What happens with Turtle and Ronda Rousey? Who knows, they either didn't bother or forgot to finish that story.

Particularly because that thread is left dangling, it gives the whole thing an air of "Will this do?".

And while it delves into pedantry, that fact that this is set soon after the show finished (late 2011) it completely ignores that people like Rousey or Vince's sort of love-interest Emily Ratajkowski were not famous back then. 

(Blurred Lines, where Ratajkowski was first noticed, was 2013). Oh yeah, and Pharrell was not wearing that hat in 2011.

Only apologists who blindly loved the once-great HBO series will like this.

Them and anyone who thinks a few bare breasts and "nice" celebrities swearing quash the need for any effort to be put in.

There's a decent film in there of Gold struggling against the money men to get a film completed, but it's lost.

It would require the other leads to have acting ability - something they have in thimbles.

Grenier, who it was a stretch to buy as a great actor in the TV show, is meant to be a great director in this film. A first-timer who aces it.

Which might be more convincing if we saw him on set. The closest to that is during the introductory segment where Piers Morgan interviews the main characters by way of introduction for audience newbies.

Yes. Minute upon minute of Piers Morgan kicks off this film. You can see why I wanted that brick.

What we do see is a clip of his "masterpiece". Except it looks like a clip from a commercial for sportswear or chewing gum. 

All the brilliance happens off camera. Vince is a great actor, Vince directs a genius film, Johnny Drama also acts his heart out.

But it does not work. Without the evidence, why root for these idiots?

But hey, the script has the character E become alluring to young women willing to get naked on camera.

It has to be said, Connolly is laughably fully covered for those scenes.

Was this contractual? Did Connolly demand these scenes happen? It seems very out of place for the character and the actor's apparent shyness is a bit perplexing.

Though I guess it would be weird if all four leads got into shape like Turtle did.

On the big screen, this film feels incredibly fake. 

The finale set at the Golden Globe awards is even tinged with sadness. Filmed last-minute on this year's Globes red carpet, only Piven looks like he really belongs. 

And when the footage of them smiling and waving is mixed with that of the real stars, the fakery stands out by a mile.

In a film awash with A-listers and genuine talent, the sad truth is that 11 years since the show started, the leads, aside from Piven, are still comparative nobodies pretending to be famous.

Rating: 0.5/5 (The half mark is for Piven)



I've never watched a single episode of Entourage.

And what a blessing in disguise.

Having caught this big-screen version, I don't think I've missed anything at all.

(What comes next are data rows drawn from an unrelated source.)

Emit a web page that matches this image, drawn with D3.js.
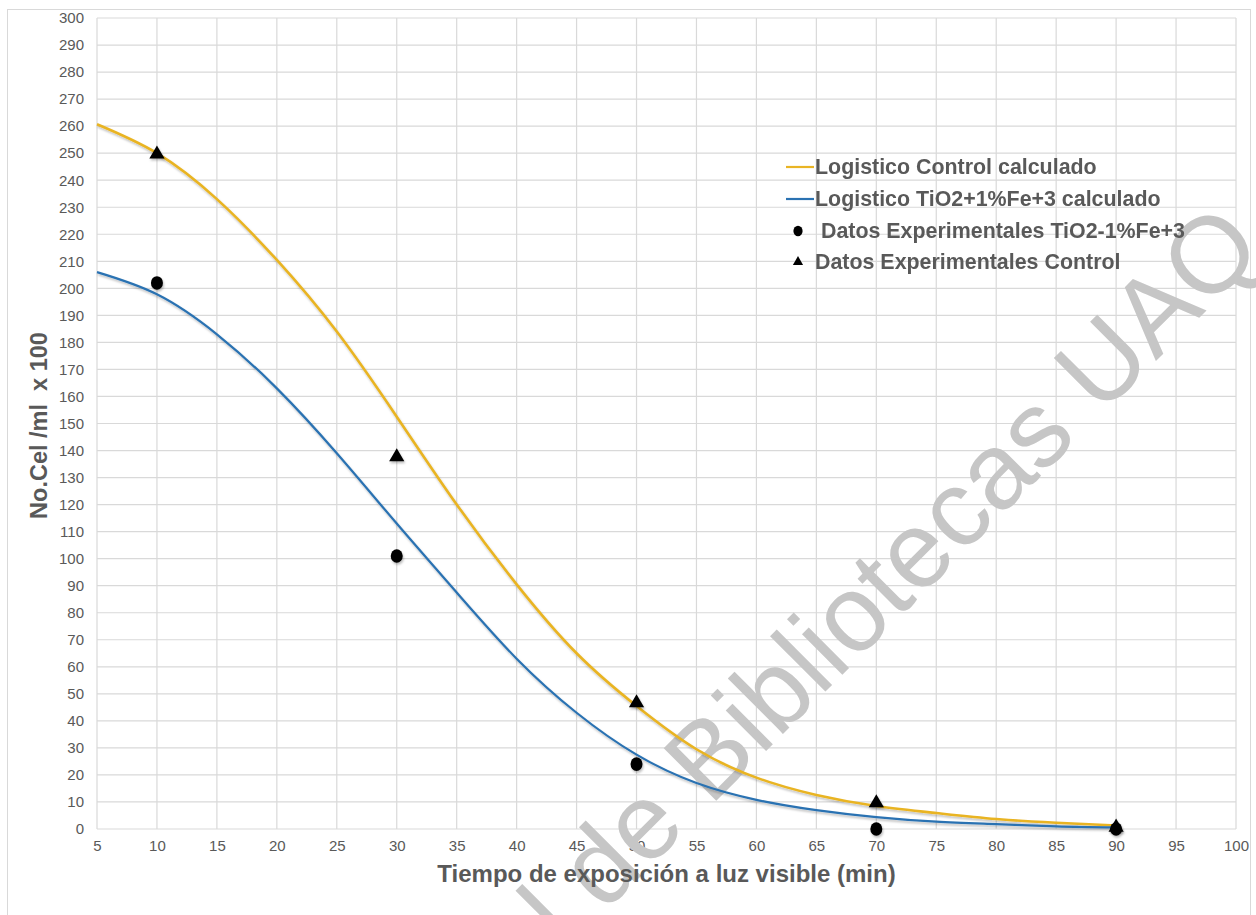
<!DOCTYPE html>
<html>
<head>
<meta charset="utf-8">
<script src="https://cdn.jsdelivr.net/npm/d3@7"></script>
<style>
  body { margin: 0; background: #fff; }
  svg { display: block; font-family: "Liberation Sans", Arial, sans-serif; }
  .tick text { fill: #595959; font-size: 15px; }
  .title { fill: #595959; font-weight: bold; }
  .legend text { fill: #595959; font-weight: bold; font-size: 21.4px; white-space: pre; }
</style>
</head>
<body>
<script>
var curveT = [5, 10, 15, 20, 25, 30, 35, 40, 45, 50, 55, 60, 65, 70, 75, 80, 85, 90];
var controlCalc = [260.7, 250, 233, 210.5, 184, 152.5, 120, 90.5, 65, 45.5, 29.5, 19, 12.6, 8.5, 5.9, 3.7, 2.3, 1.3];
var tioCalc = [206, 197.8, 183, 163, 139, 113, 87.5, 63, 43, 27.5, 17, 10.8, 7, 4.4, 2.7, 1.8, 1.0, 0.6];

// experimental points
var expT = [10, 30, 50, 70, 90];
var controlExp = [250, 138, 47, 10, 1];
var tioExp = [202, 101, 24, 0, 0];

var xTicks = d3.range(5, 101, 5);
var yTicks = d3.range(0, 301, 10);

var legendLabels = ["Logistico Control calculado", "Logistico TiO2+1%Fe+3 calculado",
  " Datos Experimentales TiO2-1%Fe+3", "Datos Experimentales Control"];

var width = 1256, height = 915;
var yellow = "#e9b424", blue = "#2a72b2";

var svg = d3.select("body").append("svg")
    .attr("width", width)
    .attr("height", height);

var defs = svg.append("defs");
var shadow = defs.append("filter").attr("id", "shadow")
    .attr("x", "-20%").attr("y", "-20%").attr("width", "140%").attr("height", "140%");
shadow.append("feDropShadow")
    .attr("dx", 1).attr("dy", 2).attr("stdDeviation", 1.2)
    .attr("flood-color", "#000").attr("flood-opacity", 0.25);

// chart border
svg.append("rect")
    .attr("x", 7.5).attr("y", 9.5)
    .attr("width", 1243).attr("height", 940)
    .attr("fill", "none").attr("stroke", "#d9d9d9");

var x = d3.scaleLinear().domain([5, 100]).range([97, 1236]);
var y = d3.scaleLinear().domain([0, 300]).range([829, 18]);

// grid
svg.append("g").attr("class", "grid")
  .selectAll("line").data(xTicks).enter().append("line")
    .attr("x1", d => x(d)).attr("x2", d => x(d))
    .attr("y1", y(0)).attr("y2", y(300))
    .attr("stroke", "#d9d9d9").attr("stroke-width", 1.2);

svg.append("g").attr("class", "grid")
  .selectAll("line").data(yTicks).enter().append("line")
    .attr("x1", x(5)).attr("x2", x(100))
    .attr("y1", d => y(d)).attr("y2", d => y(d))
    .attr("stroke", "#d9d9d9").attr("stroke-width", 1.2);

var xAxis = g => g
  .attr("transform", `translate(0,${y(0)})`)
  .call(d3.axisBottom(x).tickValues(xTicks).tickSize(0).tickPadding(11))
  .call(g => g.select(".domain").remove());

var yAxis = g => g
  .attr("transform", `translate(${x(5)},0)`)
  .call(d3.axisLeft(y).tickValues(yTicks).tickSize(0).tickPadding(13))
  .call(g => g.select(".domain").remove());

svg.append("g").call(xAxis).selectAll("text").attr("font-family", null);
svg.append("g").call(yAxis).selectAll("text").attr("font-family", null);

// watermark
svg.append("text")
    .attr("transform", "translate(1266,251) rotate(-45)")
    .attr("text-anchor", "end")
    .attr("font-size", 108)
    .attr("fill", "#c6c6c6")
    .text("Dirección General de Bibliotecas UAQ");

var line = d3.line()
    .x((d, i) => x(curveT[i]))
    .y(d => y(d))
    .curve(d3.curveNatural);

svg.append("path").datum(controlCalc)
    .attr("d", line)
    .attr("fill", "none").attr("stroke", yellow).attr("stroke-width", 2.6)
    .attr("filter", "url(#shadow)");

svg.append("path").datum(tioCalc)
    .attr("d", line)
    .attr("fill", "none").attr("stroke", blue).attr("stroke-width", 2.2)
    .attr("filter", "url(#shadow)");

var tri = d3.symbol().type(d3.symbolTriangle).size(100);

svg.append("g").attr("filter", "url(#shadow)")
  .selectAll("ellipse").data(tioExp).enter().append("ellipse")
    .attr("cx", (d, i) => x(expT[i]))
    .attr("cy", d => y(d))
    .attr("rx", 6).attr("ry", 6.8)
    .attr("fill", "#000");

svg.append("g").attr("filter", "url(#shadow)")
  .selectAll("path").data(controlExp).enter().append("path")
    .attr("transform", (d, i) => `translate(${x(expT[i])},${y(d) + 1})`)
    .attr("d", tri)
    .attr("fill", "#000");

// legend
var legend = svg.append("g").attr("class", "legend");
var rowY = [167, 199, 231, 262];

legend.selectAll("text").data(legendLabels).enter().append("text")
    .attr("x", 815)
    .attr("y", (d, i) => rowY[i])
    .attr("dy", "0.35em")
    .text(d => d);

legend.append("line")
    .attr("x1", 786).attr("x2", 814).attr("y1", rowY[0]).attr("y2", rowY[0])
    .attr("stroke", yellow).attr("stroke-width", 2.2);
legend.append("line")
    .attr("x1", 786).attr("x2", 814).attr("y1", rowY[1]).attr("y2", rowY[1])
    .attr("stroke", blue).attr("stroke-width", 2.2);
legend.append("ellipse")
    .attr("cx", 798).attr("cy", rowY[2]).attr("rx", 4.6).attr("ry", 5.2)
    .attr("fill", "#000");
legend.append("path")
    .attr("transform", `translate(798,${rowY[3]})`)
    .attr("d", d3.symbol().type(d3.symbolTriangle).size(45))
    .attr("fill", "#000");

// axis titles
svg.append("text").attr("class", "title")
    .attr("x", (x(5) + x(100)) / 2).attr("y", 882)
    .attr("text-anchor", "middle")
    .attr("font-size", 24)
    .text("Tiempo de exposición a luz visible (min)");

svg.append("text").attr("class", "title")
    .attr("transform", `translate(47,${(y(0) + y(300)) / 2 + 2}) rotate(-90)`)
    .attr("text-anchor", "middle")
    .attr("font-size", 23.5)
    .style("white-space", "pre")
    .text("No.Cel /ml  x 100");
</script>
</body>
</html>
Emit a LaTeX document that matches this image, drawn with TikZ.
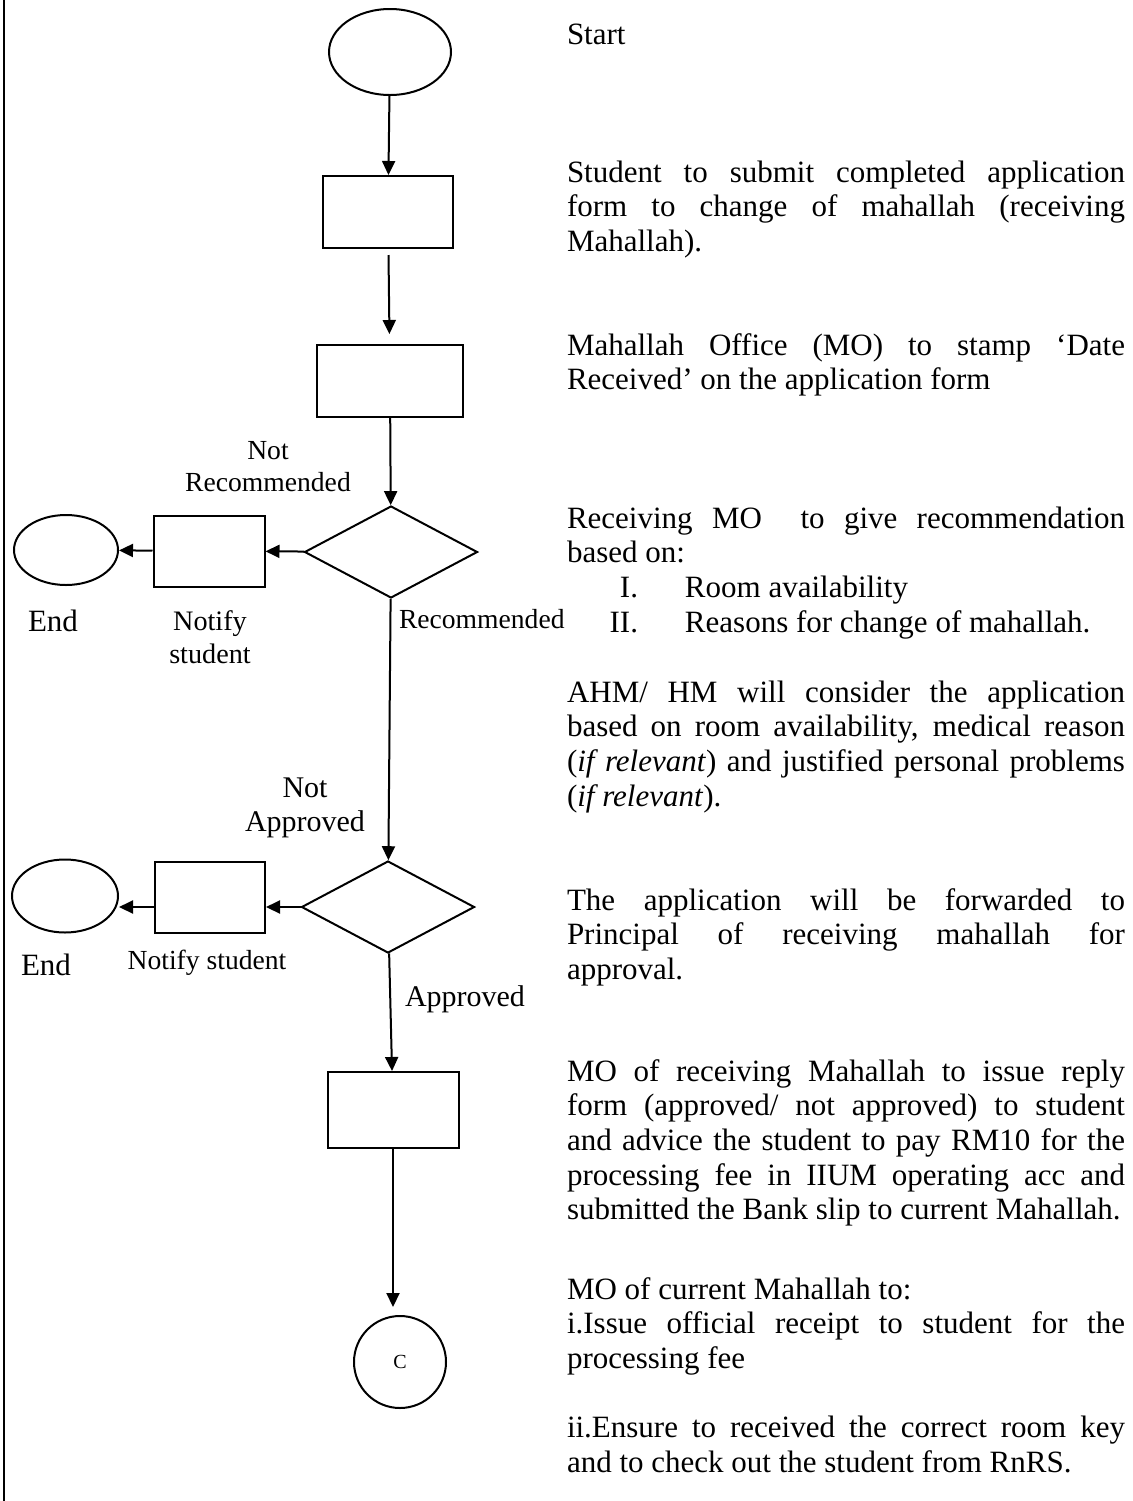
\documentclass[tikz,border=0pt]{standalone}
\usepackage{fontspec}
\setmainfont{Liberation Serif}
\usepackage{tikz}
\usetikzlibrary{shapes.geometric}
\usetikzlibrary{arrows.meta, positioning}
\setlength{\parindent}{0pt}

\begin{document}
\begin{tikzpicture}[x=0.5pt, y=-0.5pt, line width=1pt,
	ovl/.style={draw,shape=ellipse,inner sep=0pt},
	bx/.style={draw,shape=rectangle,inner sep=0pt},
	dmd/.style={draw,shape=diamond,inner sep=0pt},
	arr/.style={-{Triangle[length=7pt,width=6.5pt]}},
	lbl/.style={font=\fontsize{13.8}{16}\selectfont,inner sep=0pt,align=center},
	txt/.style={font=\fontsize{15.5}{17.35}\selectfont,inner sep=0pt,
	text width=279pt,align=justify,anchor=base west}]
\useasboundingbox (0,0) rectangle (1132,1501);
\draw[line width=1.2pt] (4,0) to (4,1501);
\node[ovl,minimum width=61pt,minimum height=43pt] (st) at (390, 52) {};
\node[bx,minimum width=65pt,minimum height=36pt] (b1) at (388, 212) {};
\node[bx,minimum width=73pt,minimum height=36pt] (b2) at (390, 381) {};
\node[dmd,minimum width=86.5pt,minimum height=46pt] (d1) at (391, 552) {};
\node[bx,minimum width=55.5pt,minimum height=35.5pt] (n1) at (209, 551) {};
\node[ovl,minimum width=52pt,minimum height=35pt] (e1) at (66, 550) {};
\node[dmd,minimum width=86.5pt,minimum height=46pt] (d2) at (388, 907) {};
\node[bx,minimum width=55pt,minimum height=35.5pt] (n2) at (210, 897) {};
\node[ovl,minimum width=53pt,minimum height=36.5pt] (e2) at (65, 896) {};
\node[bx,minimum width=65.5pt,minimum height=38pt] (b3) at (393, 1110) {};
\node[draw,shape=circle,minimum size=46pt,inner sep=0pt,
	font=\fontsize{10}{12}\selectfont] (c) at (400, 1362) {C};
\draw[arr] (st) to (b1);
\draw[arr,shorten <=3pt,shorten >=5pt] (b1) to (b2);
\draw[arr] (b2) to (d1);
\draw[arr] (d1) to (n1);
\draw[arr] (n1) to (e1);
\draw[arr] (d1) to (d2);
\draw[arr] (d2.west) to (d2.west -| n2.east);
\draw[arr] (d2.west -| n2.west) to (d2.west -| e2.east);
\draw[arr] (d2) to (b3);
\draw[arr,shorten >=4pt] (b3.south) to (b3.south |- c.north);
\node[lbl] (l1) at (268, 467) {Not\\Recommended};
\node[lbl,anchor=west,font=\fontsize{15.5}{17}\selectfont] (l2) at (27, 621) {End};
\node[lbl,font=\fontsize{14.1}{16.5}\selectfont] (l3) at (210, 637) {Notify\\student};
\node[lbl,anchor=west] (l4) at (398, 619) {Recommended};
\node[lbl,font=\fontsize{15}{17}\selectfont] (l5) at (305, 808) {Not\\Approved};
\node[lbl,anchor=west,font=\fontsize{15.5}{17}\selectfont] (l6) at (20, 965) {End};
\node[lbl] (l7) at (207, 963) {Notify student};
\node[lbl,anchor=west,font=\fontsize{15}{17}\selectfont] (l8) at (404, 999) {Approved};
\node[txt] (t1) at (566, 44) {Start};
\node[txt] (t2) at (566, 182) {Student to submit completed application\linebreak
	form to change of mahallah (receiving\linebreak Mahallah).};
\node[txt] (t3) at (566, 355) {Mahallah Office (MO) to stamp ‘Date\linebreak
	Received’ on the application form};
\node[txt] (t4) at (566, 528) {Receiving MO~ to give recommendation\linebreak based on:\par
	\hspace*{35.5pt}\llap{I.}\hspace*{23.5pt}Room availability\par
	\hspace*{35.5pt}\llap{II.}\hspace*{23.5pt}Reasons for change of mahallah.};
\node[txt] (t5) at (566, 702) {AHM/ HM will consider the application\linebreak
	based on room availability, medical reason\linebreak
	(\textit{if relevant}) and justified personal problems\linebreak
	(\textit{if relevant}).};
\node[txt] (t6) at (566, 910) {The application will be forwarded to\linebreak
	Principal of receiving mahallah for\linebreak approval.};
\node[txt] (t7) at (566, 1081) {MO of receiving Mahallah to issue reply\linebreak
	form (approved/ not approved) to student\linebreak
	and advice the student to pay RM10 for the\linebreak
	processing fee in IIUM operating acc and\linebreak
	submitted the Bank slip to current Mahallah.};
\node[txt] (t8) at (566, 1299) {MO of current Mahallah to:\par
	i.Issue official receipt to student for the\linebreak processing fee\par
	\vskip\baselineskip
	ii.Ensure to received the correct room key\linebreak
	and to check out the student from RnRS.};
\end{tikzpicture}
\end{document}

I still don't get why Hollywood bothers to "revive" TV shows for the cinema.

Sure, the TV series might have been a hit and won many awards, but those glory days are way over.

At least the Sex And The City movies have nice clothes, shoes and bags to keep me distracted.

What do we have here?

Cliches, sexist jokes, hot chicks in bikinis, and a neverending parade of celebrity cameos.

In a time where we're getting some really smart and entertaining comedies about bromances, here is something that feels like it's from the Stone Age.

Making it worse is that the guys can't act. It's no surprise the gang have yet to achieve success outside the show that ended four years ago, with Piven being the exception.

He's the only one who has segued from Entourage to other things, and deservedly so.

Piven brings much life to his Ari Gold, never failing to steal the thunder each time he shows up.

Now I know why he was the only castmember to have won the Golden Globe and Emmy awards

I'm so glad Friends won't be taking the same TV-to-movie route.

Rating: 1/5


THE CONSENSUS: This is one Entourage we’d prefer not to hang with.